Le 2 août 1295, les mêmes coalisés s’allièrent au roi d’Angleterre, Édouard Ier, qui les engagea à mener une guerre complète contre le roi de France. Les coalisés sont financés également
par le roi des Romains, Adolphe de Nassau.
L’année suivante, le pape Boniface VIII, intervint dans le conflit. Cherchant à favoriser les opposants au roi de France, il confirma en 1296 à Jean de Chalon, seigneur d’Arlay, le
privilège de battre monnaie et nomma son frère Hugues de Chalon prince-évêque de Liège.
Après six ans de conflit, et sans réel vainqueur, en 1301, les barons comtois se soumettent à leur nouveau maître, Philippe le Bel. Jean de Chalon-Arlay reçoit en 1302 une pension royale.
Son implication dans les guerres flamandes :
Mahaut donne une seconde fille au comte en 1296, Blanche, elle est destinée à épouser le troisième fils du roi Philippe le Bel, Charles. Othon n’étant plus que comte nominal du comté de
Bourgogne, il se met au service du roi et va combattre dans les Flandres dans les armées royales, il est présent à la bataille de Furnes en aout 1297 sous les ordres de son beau-père le comte Robert II d’Artois, ou les
français gagnent la bataille.
En 1298, le frère de Mahaut, Philippe d’Artois, blessé grièvement à la bataille de Furnes, décède des suites de ses blessures, la succession sur le comté d’Artois, du comte Robert II
va s’engager entre Mahaut, et son neveu Robert III, fils de Philippe.
En 1300, Mahaut met au monde, un garçon prénommé Robert comme son grand-père maternel, car il est écarté de la succession du comté de Bourgogne, suite au traité de Vincennes, il est
destiné à hériter du comté d’Artois.
Mais Robert n'héritera pas du comté, il meurt à l'âge de 17 ans. Son beau-père décède à la bataille de Courtrai en juillet 1302, ou les milices flamandes infligent une sévère défaite à la chevalerie française (bataille dite des Éperons d’Or).

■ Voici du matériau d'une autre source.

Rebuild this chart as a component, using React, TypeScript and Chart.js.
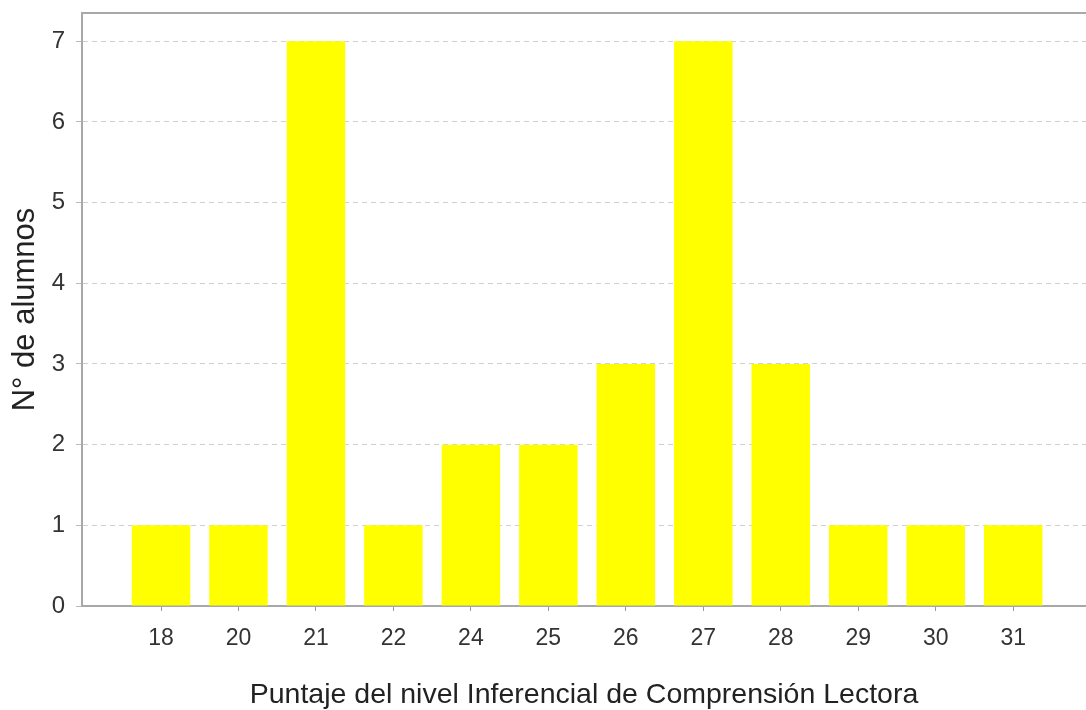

Otton est nommé comte d’Artois du chef de sa femme. Début décembre 1302, il commande une armée royale et remporte une bataille près de Cassel contre les milices flamandes. Vers la fin décembre 1302, une armée sous la
conduite d’Othon de Bourgogne, de Jacques de Bayonne et de Miles X de Noyers sortirent de Saint-Omer pour attaquer l’église de Buysscheure où les Flamands s’étaient retranchés mais ils ne purent s’en emparer.
Ils apprirent qu’un corps de troupes flamandes se dirigeait de Watten vers Cassel. Ils se rangèrent aussitôt en ordre de bataille et attendirent les Flamands. Le combat fut long et sanglant et les Flamands furent
poursuivis jusqu’à Watten dont le monastère fortifié tomba aux mains des Français. Deux mille Flamands succombèrent mais le comte de Bourgogne fut blessé sévèrement.

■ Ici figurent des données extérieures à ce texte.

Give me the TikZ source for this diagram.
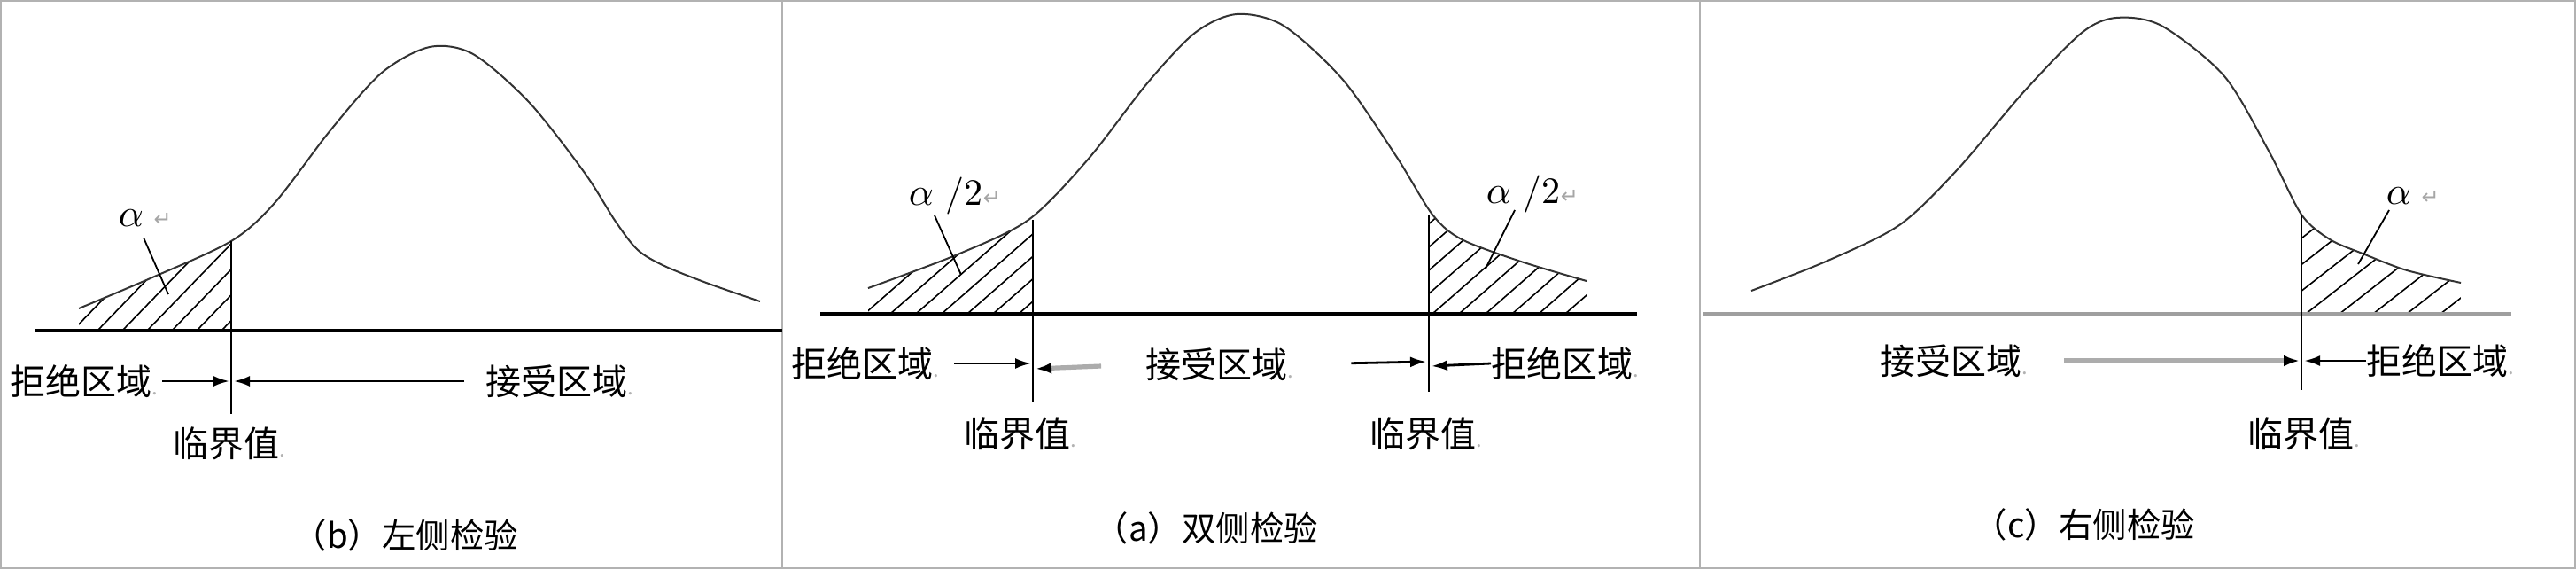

Otton est ramené à Melun ou il meurt le 17 mars 1303 des suites de ses graves blessures.
La politique de Philippe le Bel ne change pas, il affirme sa volonté de continuer à gouverner la province.
Mahaut fera ensevelir avec faste le corps de son mari dans l’abbaye de Cherlieu, en 1310, dans une chapelle située derrière le chœur, à côté de ses 2 parents qui avaient choisis ce même
lieu.
Sa succession :
Pour Jeanne, la succession à son père ne sera pas évidente, en effet suite à l’accord de 1295, le roi de France, Philippe IV le Bel continue de gouverner le comté.
En 1307,
le mariage entre Jeanne de Bourgogne et Philippe de France, le futur Philippe V le Long, ne change pas la situation, Philippe le Bel gouverne la province. Jeanne porte le
titre nominal de comtesse de Bourgogne.
Ce n’est qu’à la mort en 1314 de Philippe le Bel, suite à une chute de cheval, que Jeanne et Philippe se mettent réellement en possession du comté de Bourgogne.
Ses actes majeurs :
La première Université « studium générale » comtoise fut fondée à Gray par le comte de Bourgogne Otton IV en 1287. En raison des troubles et du manque d'argent, elle n'eut pas d'existence
effective.
Mahaut fondera divers hôpitaux dont celui de Bracon en 1327 pour respecter les dernières volontés de son mari.